Entries with chart source code »

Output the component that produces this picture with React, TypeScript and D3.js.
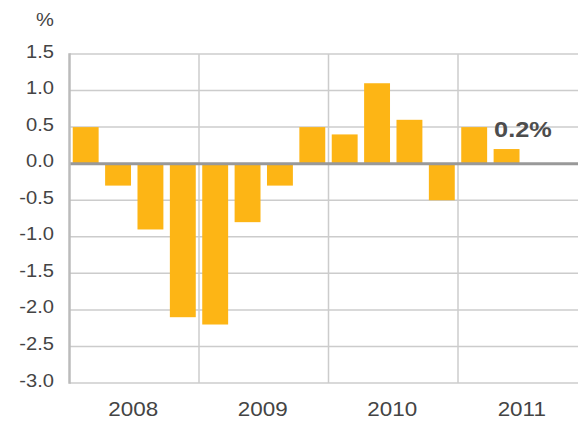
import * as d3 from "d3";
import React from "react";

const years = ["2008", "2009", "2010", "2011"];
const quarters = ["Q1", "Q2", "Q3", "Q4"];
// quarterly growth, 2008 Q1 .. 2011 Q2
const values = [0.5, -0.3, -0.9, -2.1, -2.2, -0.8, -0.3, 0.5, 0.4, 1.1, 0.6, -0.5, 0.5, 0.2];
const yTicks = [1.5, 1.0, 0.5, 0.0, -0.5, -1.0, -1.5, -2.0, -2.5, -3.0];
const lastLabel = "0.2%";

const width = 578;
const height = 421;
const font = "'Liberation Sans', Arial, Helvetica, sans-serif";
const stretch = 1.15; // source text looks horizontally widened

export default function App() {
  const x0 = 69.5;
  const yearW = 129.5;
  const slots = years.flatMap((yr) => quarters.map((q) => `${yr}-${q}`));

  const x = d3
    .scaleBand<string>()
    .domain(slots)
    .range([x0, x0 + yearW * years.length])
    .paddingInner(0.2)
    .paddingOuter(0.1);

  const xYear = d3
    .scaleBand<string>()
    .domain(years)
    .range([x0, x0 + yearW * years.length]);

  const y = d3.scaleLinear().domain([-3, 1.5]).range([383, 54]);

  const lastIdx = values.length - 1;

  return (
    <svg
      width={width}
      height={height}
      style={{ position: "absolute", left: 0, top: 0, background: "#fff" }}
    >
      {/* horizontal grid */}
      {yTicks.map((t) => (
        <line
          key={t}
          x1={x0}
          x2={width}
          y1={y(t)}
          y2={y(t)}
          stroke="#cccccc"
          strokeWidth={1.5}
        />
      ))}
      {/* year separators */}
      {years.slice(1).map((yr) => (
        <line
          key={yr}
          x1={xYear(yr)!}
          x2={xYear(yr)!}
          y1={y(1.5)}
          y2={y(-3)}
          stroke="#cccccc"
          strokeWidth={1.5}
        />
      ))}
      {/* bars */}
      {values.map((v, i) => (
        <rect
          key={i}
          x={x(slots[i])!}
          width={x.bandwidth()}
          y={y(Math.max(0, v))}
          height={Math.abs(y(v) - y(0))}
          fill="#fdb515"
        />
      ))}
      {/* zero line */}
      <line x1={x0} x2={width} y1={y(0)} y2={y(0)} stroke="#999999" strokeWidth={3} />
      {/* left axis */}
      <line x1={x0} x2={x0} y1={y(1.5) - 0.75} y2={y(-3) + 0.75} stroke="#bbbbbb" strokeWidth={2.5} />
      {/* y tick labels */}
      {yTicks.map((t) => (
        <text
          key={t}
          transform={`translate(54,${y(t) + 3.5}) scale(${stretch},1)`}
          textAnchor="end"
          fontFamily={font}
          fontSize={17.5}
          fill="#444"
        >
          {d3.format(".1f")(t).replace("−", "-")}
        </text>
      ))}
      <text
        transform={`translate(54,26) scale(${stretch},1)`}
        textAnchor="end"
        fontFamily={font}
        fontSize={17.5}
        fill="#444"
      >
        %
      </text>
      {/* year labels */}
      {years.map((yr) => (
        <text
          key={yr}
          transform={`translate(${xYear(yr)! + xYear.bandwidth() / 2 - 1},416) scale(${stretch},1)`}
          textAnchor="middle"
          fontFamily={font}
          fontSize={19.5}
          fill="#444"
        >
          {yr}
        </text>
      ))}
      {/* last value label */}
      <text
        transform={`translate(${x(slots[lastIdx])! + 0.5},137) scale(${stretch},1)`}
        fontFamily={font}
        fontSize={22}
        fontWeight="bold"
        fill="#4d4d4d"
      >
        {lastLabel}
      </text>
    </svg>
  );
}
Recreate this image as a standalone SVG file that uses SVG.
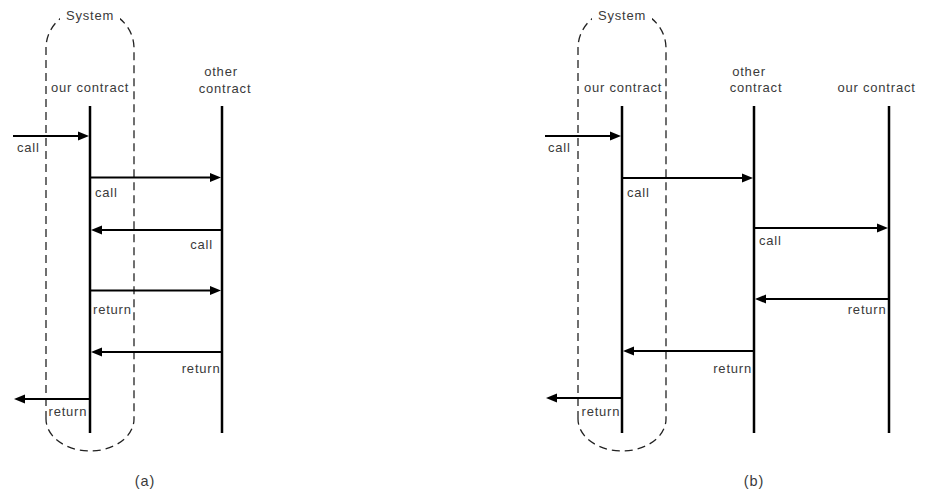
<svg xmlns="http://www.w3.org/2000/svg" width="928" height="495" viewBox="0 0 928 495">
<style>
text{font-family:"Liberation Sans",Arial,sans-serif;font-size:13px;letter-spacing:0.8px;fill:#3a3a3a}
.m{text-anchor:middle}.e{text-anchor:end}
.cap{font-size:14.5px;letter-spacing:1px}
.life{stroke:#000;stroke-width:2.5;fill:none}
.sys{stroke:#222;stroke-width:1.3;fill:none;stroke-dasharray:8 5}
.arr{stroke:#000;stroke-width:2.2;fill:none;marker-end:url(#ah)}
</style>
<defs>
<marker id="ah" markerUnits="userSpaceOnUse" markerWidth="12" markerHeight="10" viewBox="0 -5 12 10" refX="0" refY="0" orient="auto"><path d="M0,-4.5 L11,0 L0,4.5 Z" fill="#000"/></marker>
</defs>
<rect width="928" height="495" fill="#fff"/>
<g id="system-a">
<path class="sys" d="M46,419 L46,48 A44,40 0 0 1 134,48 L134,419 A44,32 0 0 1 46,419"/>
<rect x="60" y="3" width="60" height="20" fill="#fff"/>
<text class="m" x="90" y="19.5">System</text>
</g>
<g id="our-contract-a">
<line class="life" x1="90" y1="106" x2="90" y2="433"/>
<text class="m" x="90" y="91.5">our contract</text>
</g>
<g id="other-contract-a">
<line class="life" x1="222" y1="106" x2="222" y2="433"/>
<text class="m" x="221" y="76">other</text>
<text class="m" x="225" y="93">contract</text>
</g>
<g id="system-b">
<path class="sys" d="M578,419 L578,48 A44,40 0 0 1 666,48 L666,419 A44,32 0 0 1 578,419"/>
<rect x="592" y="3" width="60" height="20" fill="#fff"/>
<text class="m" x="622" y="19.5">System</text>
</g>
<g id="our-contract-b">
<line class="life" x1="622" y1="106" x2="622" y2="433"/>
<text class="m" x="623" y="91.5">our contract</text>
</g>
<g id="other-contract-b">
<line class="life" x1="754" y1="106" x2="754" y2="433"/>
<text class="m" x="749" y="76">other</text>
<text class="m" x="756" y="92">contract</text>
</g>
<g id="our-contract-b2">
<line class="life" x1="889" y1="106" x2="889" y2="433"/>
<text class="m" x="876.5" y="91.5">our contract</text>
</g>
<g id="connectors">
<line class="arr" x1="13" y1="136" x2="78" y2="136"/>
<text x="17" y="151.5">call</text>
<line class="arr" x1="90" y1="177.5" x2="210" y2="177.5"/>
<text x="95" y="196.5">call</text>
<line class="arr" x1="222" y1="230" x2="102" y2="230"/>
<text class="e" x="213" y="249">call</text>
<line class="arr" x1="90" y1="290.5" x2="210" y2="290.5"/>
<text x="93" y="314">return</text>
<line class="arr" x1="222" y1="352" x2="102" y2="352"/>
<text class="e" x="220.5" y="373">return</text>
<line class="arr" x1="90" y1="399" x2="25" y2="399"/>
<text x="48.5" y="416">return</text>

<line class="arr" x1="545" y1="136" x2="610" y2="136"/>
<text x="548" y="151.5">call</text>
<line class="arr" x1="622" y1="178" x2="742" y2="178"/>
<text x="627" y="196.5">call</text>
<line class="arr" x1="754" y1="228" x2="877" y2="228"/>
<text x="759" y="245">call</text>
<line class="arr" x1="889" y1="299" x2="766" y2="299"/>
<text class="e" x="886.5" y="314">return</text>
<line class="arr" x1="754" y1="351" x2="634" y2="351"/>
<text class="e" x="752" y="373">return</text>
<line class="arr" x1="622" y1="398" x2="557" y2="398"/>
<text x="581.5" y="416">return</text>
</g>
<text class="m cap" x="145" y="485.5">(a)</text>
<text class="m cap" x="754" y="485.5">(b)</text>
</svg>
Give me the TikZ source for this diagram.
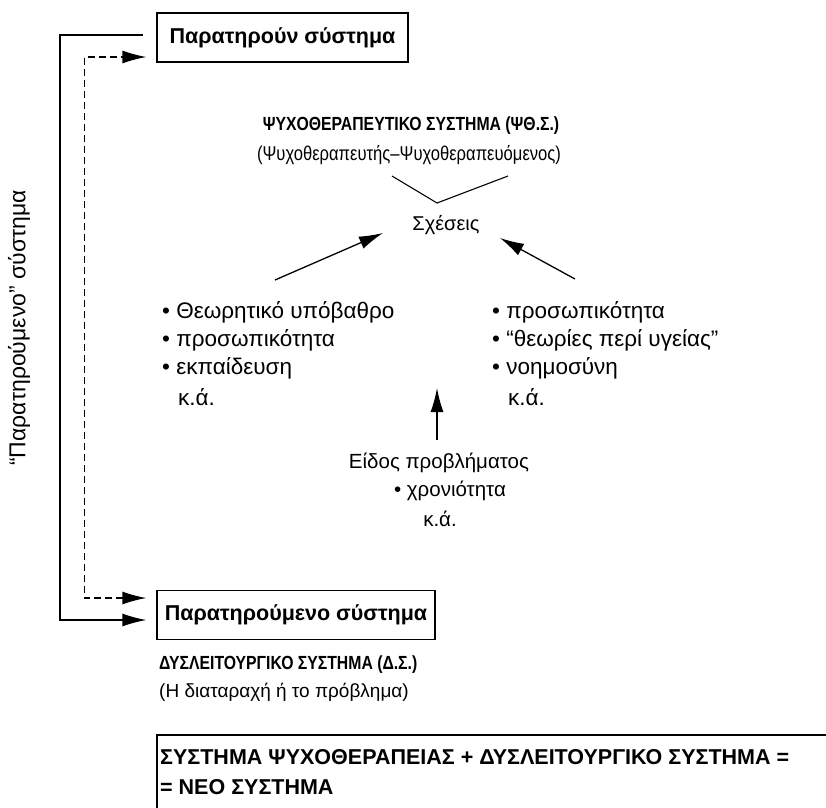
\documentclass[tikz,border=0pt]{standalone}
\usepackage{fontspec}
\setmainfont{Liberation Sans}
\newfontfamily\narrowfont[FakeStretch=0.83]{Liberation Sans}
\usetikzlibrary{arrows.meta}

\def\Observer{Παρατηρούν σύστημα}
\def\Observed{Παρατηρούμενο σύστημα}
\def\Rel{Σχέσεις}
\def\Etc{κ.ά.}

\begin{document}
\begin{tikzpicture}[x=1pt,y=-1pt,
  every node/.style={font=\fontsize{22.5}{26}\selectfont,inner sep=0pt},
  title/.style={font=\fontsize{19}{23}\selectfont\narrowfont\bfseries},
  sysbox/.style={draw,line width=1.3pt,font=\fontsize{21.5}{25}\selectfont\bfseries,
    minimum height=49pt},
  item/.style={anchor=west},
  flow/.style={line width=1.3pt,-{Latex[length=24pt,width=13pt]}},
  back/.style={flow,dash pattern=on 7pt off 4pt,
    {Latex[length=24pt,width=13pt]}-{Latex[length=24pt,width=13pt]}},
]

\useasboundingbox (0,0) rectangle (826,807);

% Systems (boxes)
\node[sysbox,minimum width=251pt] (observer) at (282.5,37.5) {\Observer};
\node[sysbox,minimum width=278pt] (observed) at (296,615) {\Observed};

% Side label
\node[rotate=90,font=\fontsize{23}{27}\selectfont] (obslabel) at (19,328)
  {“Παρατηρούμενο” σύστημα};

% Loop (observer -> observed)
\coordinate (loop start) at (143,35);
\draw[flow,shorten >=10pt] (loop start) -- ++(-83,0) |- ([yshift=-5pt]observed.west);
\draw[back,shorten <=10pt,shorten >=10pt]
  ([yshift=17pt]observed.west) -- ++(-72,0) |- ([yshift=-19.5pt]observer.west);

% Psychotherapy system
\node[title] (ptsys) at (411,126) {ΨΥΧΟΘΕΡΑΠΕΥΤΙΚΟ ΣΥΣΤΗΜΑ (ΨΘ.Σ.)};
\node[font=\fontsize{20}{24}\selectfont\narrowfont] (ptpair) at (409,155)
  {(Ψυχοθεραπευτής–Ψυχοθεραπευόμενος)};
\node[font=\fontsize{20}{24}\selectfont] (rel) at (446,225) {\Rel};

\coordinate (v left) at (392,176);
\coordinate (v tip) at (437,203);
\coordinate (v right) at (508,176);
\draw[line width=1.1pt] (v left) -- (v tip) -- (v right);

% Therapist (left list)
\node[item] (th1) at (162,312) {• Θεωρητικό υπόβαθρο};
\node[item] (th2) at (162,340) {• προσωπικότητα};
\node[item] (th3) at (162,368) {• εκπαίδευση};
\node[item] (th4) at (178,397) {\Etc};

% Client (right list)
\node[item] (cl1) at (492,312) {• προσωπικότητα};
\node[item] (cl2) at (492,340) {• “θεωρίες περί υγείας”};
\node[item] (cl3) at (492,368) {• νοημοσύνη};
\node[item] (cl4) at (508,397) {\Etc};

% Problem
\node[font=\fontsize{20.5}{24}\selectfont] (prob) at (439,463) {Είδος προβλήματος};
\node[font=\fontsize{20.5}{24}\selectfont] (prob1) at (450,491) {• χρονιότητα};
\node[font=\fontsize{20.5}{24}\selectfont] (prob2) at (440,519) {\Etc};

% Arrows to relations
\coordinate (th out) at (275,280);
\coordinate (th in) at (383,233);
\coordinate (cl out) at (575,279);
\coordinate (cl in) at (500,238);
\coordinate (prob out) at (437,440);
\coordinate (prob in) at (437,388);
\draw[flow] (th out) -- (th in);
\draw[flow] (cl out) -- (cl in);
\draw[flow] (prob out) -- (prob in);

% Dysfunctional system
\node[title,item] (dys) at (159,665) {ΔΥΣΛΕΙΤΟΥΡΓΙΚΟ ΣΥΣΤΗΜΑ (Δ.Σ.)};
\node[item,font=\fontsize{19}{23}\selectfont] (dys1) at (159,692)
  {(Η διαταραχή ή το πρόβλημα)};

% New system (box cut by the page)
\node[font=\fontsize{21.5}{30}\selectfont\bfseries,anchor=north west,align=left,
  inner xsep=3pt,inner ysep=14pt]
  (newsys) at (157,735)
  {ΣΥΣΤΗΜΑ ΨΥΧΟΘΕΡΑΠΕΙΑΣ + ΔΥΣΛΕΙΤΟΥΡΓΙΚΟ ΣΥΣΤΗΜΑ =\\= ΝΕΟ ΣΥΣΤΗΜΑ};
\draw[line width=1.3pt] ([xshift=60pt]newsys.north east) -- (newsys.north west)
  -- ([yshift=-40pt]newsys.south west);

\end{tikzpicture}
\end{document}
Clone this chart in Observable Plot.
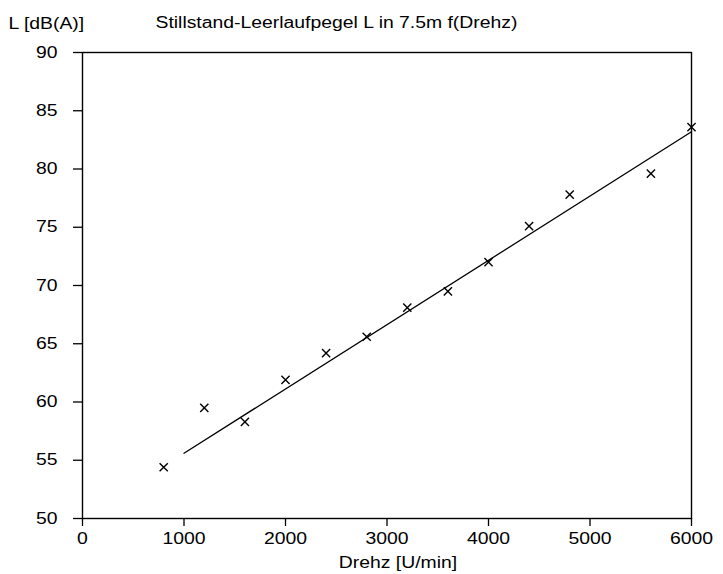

Required task » Copy, word for word, the entries above from the first line to the line that holds "const lastIdx = values.length - 1;". Drop the pictures.

Output below »
Output the component that produces this picture with React, TypeScript and D3.js.
import * as d3 from "d3";
import React from "react";

const years = ["2008", "2009", "2010", "2011"];
const quarters = ["Q1", "Q2", "Q3", "Q4"];
// quarterly growth, 2008 Q1 .. 2011 Q2
const values = [0.5, -0.3, -0.9, -2.1, -2.2, -0.8, -0.3, 0.5, 0.4, 1.1, 0.6, -0.5, 0.5, 0.2];
const yTicks = [1.5, 1.0, 0.5, 0.0, -0.5, -1.0, -1.5, -2.0, -2.5, -3.0];
const lastLabel = "0.2%";

const width = 578;
const height = 421;
const font = "'Liberation Sans', Arial, Helvetica, sans-serif";
const stretch = 1.15; // source text looks horizontally widened

export default function App() {
  const x0 = 69.5;
  const yearW = 129.5;
  const slots = years.flatMap((yr) => quarters.map((q) => `${yr}-${q}`));

  const x = d3
    .scaleBand<string>()
    .domain(slots)
    .range([x0, x0 + yearW * years.length])
    .paddingInner(0.2)
    .paddingOuter(0.1);

  const xYear = d3
    .scaleBand<string>()
    .domain(years)
    .range([x0, x0 + yearW * years.length]);

  const y = d3.scaleLinear().domain([-3, 1.5]).range([383, 54]);

  const lastIdx = values.length - 1;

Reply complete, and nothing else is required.